However, it has called for the new forums to be expressly excluded from issues such as individual pupil discipline, the selection of senior staff and the regulation of the school curriculum.
Unlike the Headteachers' Association of Scotland, which has been critical of key aspects of the draft Scottish Schools (Parental Involvement) Bill 2005, the EIS has said that it supports all of the main objectives.
With the Scottish School Board Association campaigning vigorously against the proposals but the Scottish Parent Teacher Council backing the new legislation, a similar split may now be emerging between teacher unions.
The EIS states: "The Institute agrees that the . . . objectives do form a reasonable basis for the construction of the Bill and takes us away from the sterile, bureaucratic governance debate and into a genuine attempt to improve and enhance parental involvement in school life generally."
It adds that it would support any moves to improve communication and partnership between schools and parents, particularly in the context of improving discipline and implementing the Executive's Ambitious Excellent Schools programme of reforms.
The EIS opposed the introduction of school boards under the Conservative administration during 1987-88 and said it now welcomed wholeheartedly the repeal of that legislation.

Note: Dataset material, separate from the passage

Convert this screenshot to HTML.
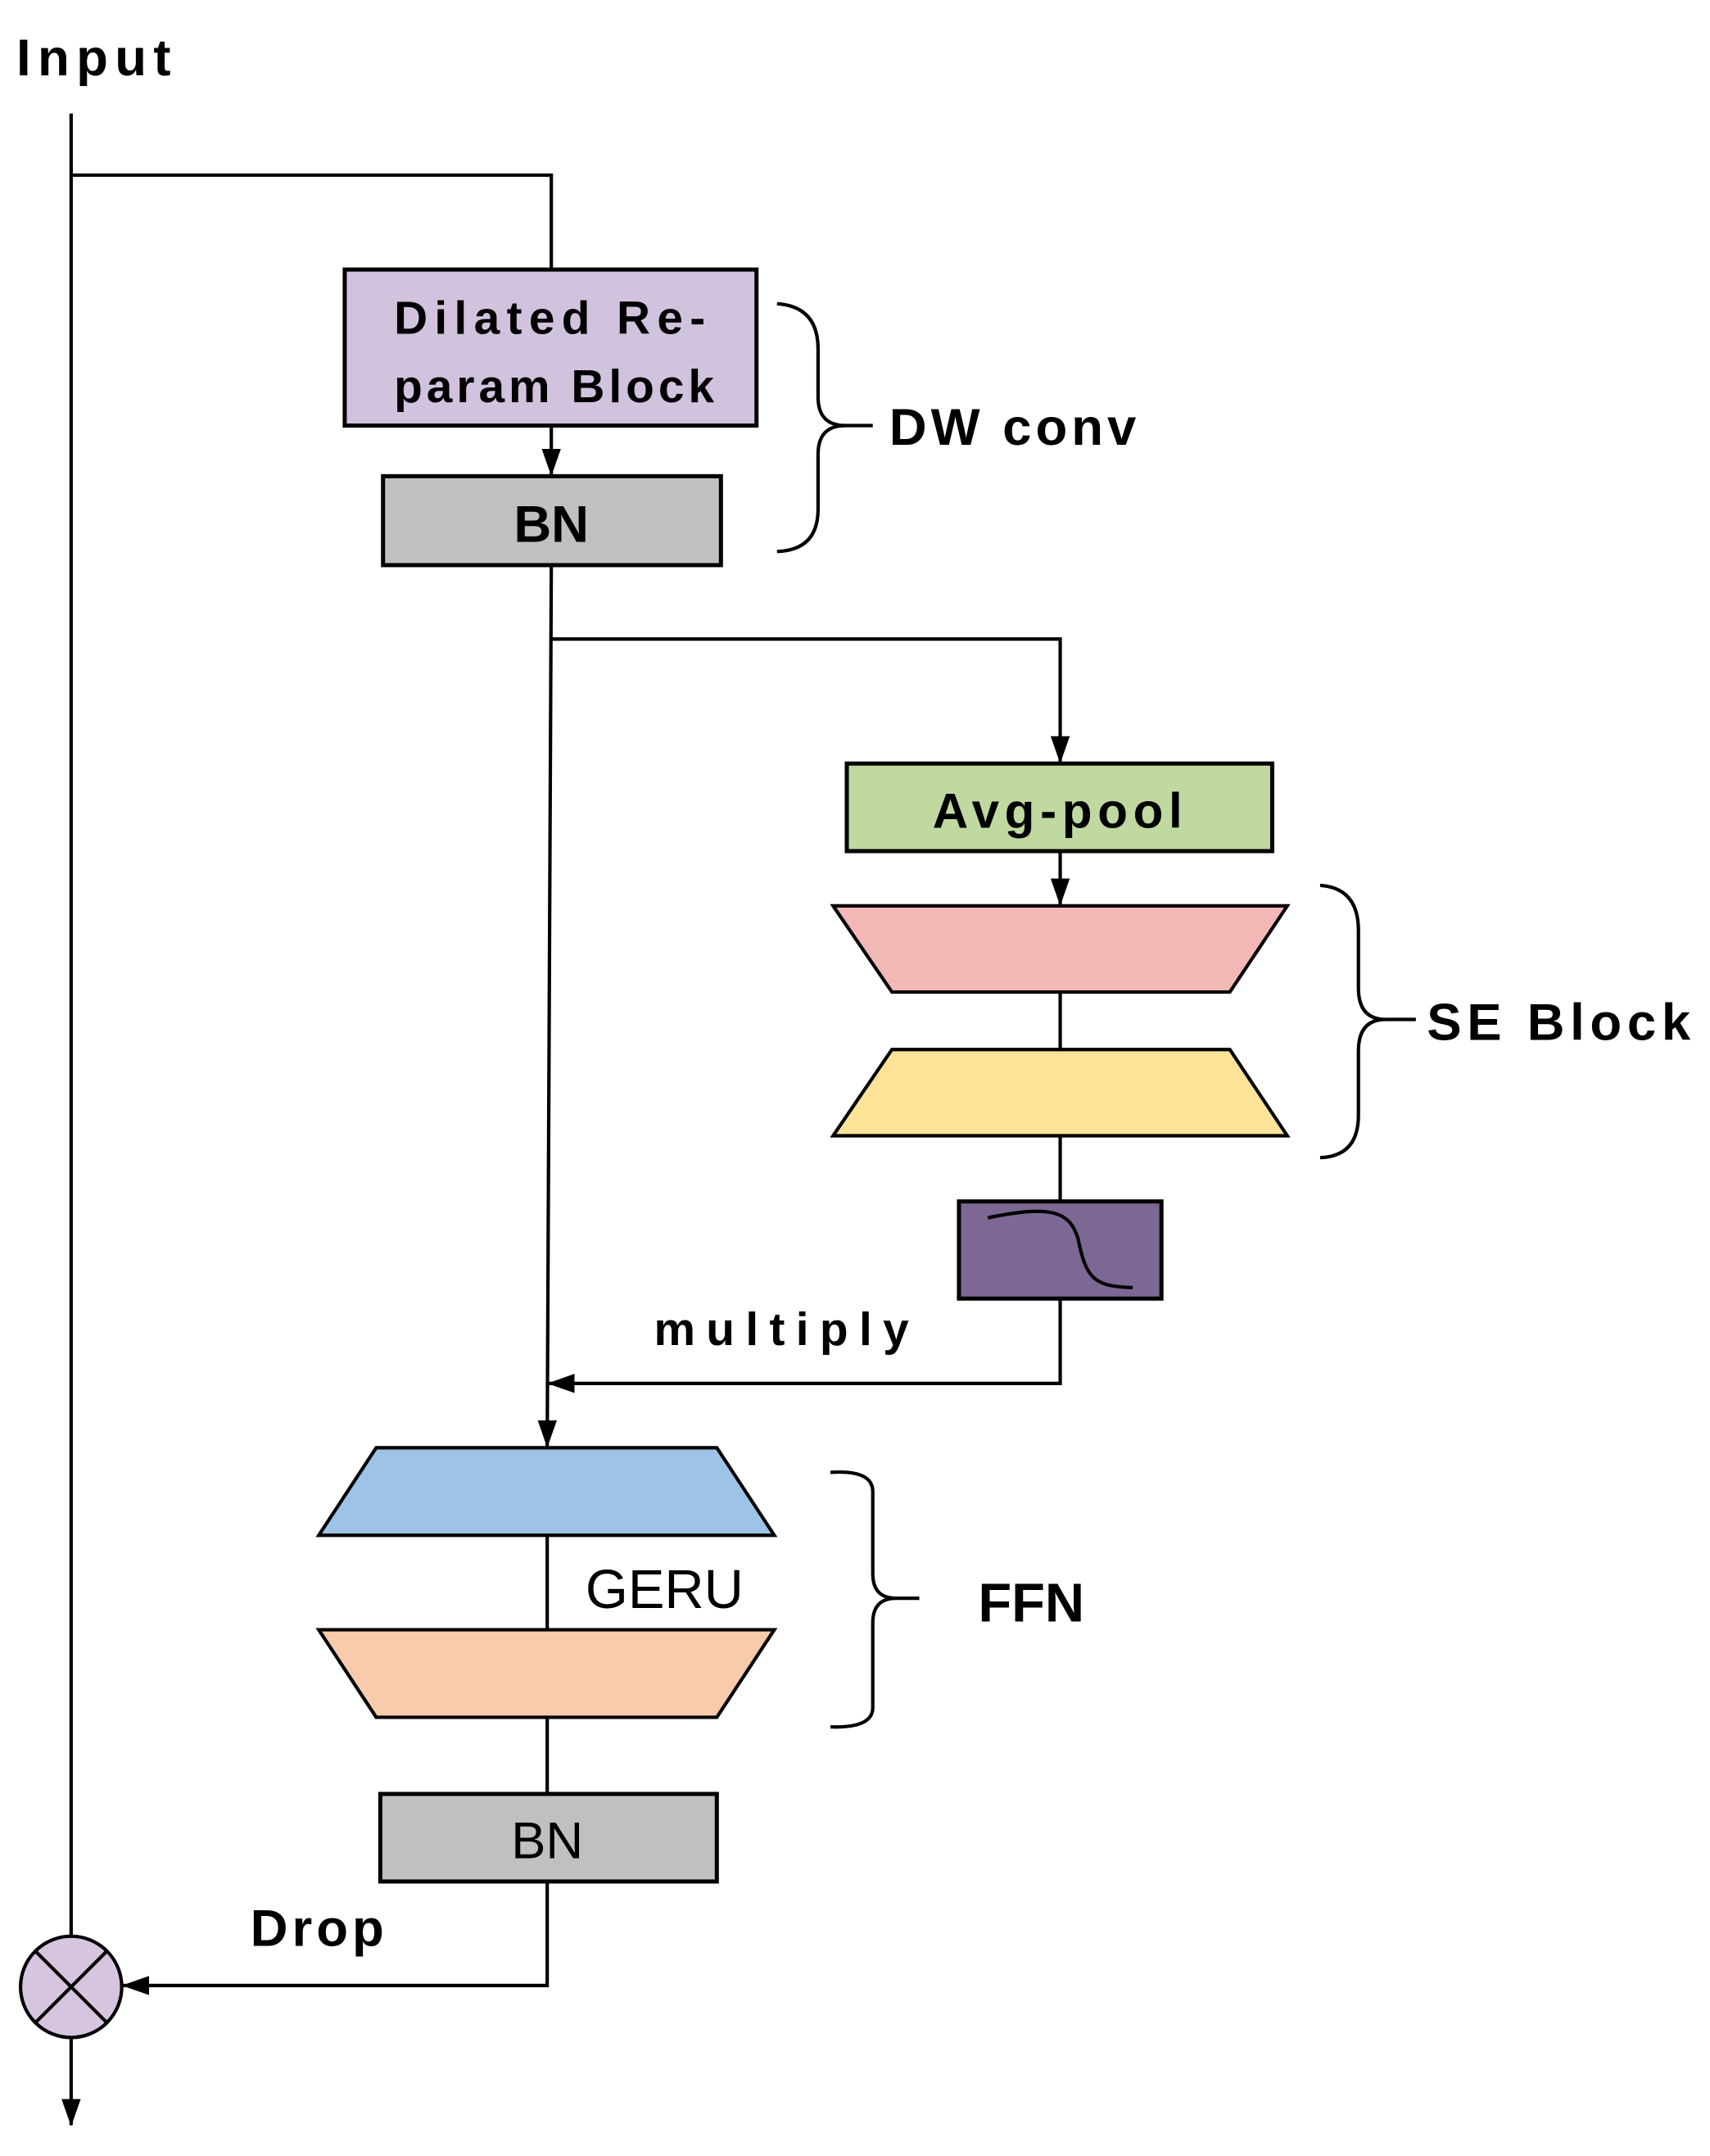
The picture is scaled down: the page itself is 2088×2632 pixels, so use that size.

"The overly bureaucratic 'one size fits all' approach introduced has not been of benefit to the Scottish education system and its demise is both overdue and welcome," the EIS states in its submission to the consultation over the Bill.
It stops short of calling for "rights of attendance" for headteachers, teachers or councillors but suggests that future guidance should give the new forums a "pretty strong steer" in relation to co-option and invitation.
The EIS adds that it is out of place for parent forums to have certain functions suggested in the draft Bill, such as seeking to raise standards and seeking improvements in the quality of the education which the school provides.
It also suggests that the following functions and powers should be expressly excluded:
* Consideration of individual matters concerning pupil discipline.
* All human relations matters affecting all staff (including any powers of giving employment to and dismissing staff).
* The selection of senior staff.
* The regulation of senior staff.
* The assessment of pupils.
* Powers of changing the size of a school or amalgamating it.
* Setting up or discontinuing any stage of education in a school.
* Determining admissions policy for a school.
The EIS supports the retention of parent involvement in the appointment of headteachers and deputes, but suggests that this should be through an "umbrella" forum at, perhaps, local authority level, rather than via the parent forum for a specific school.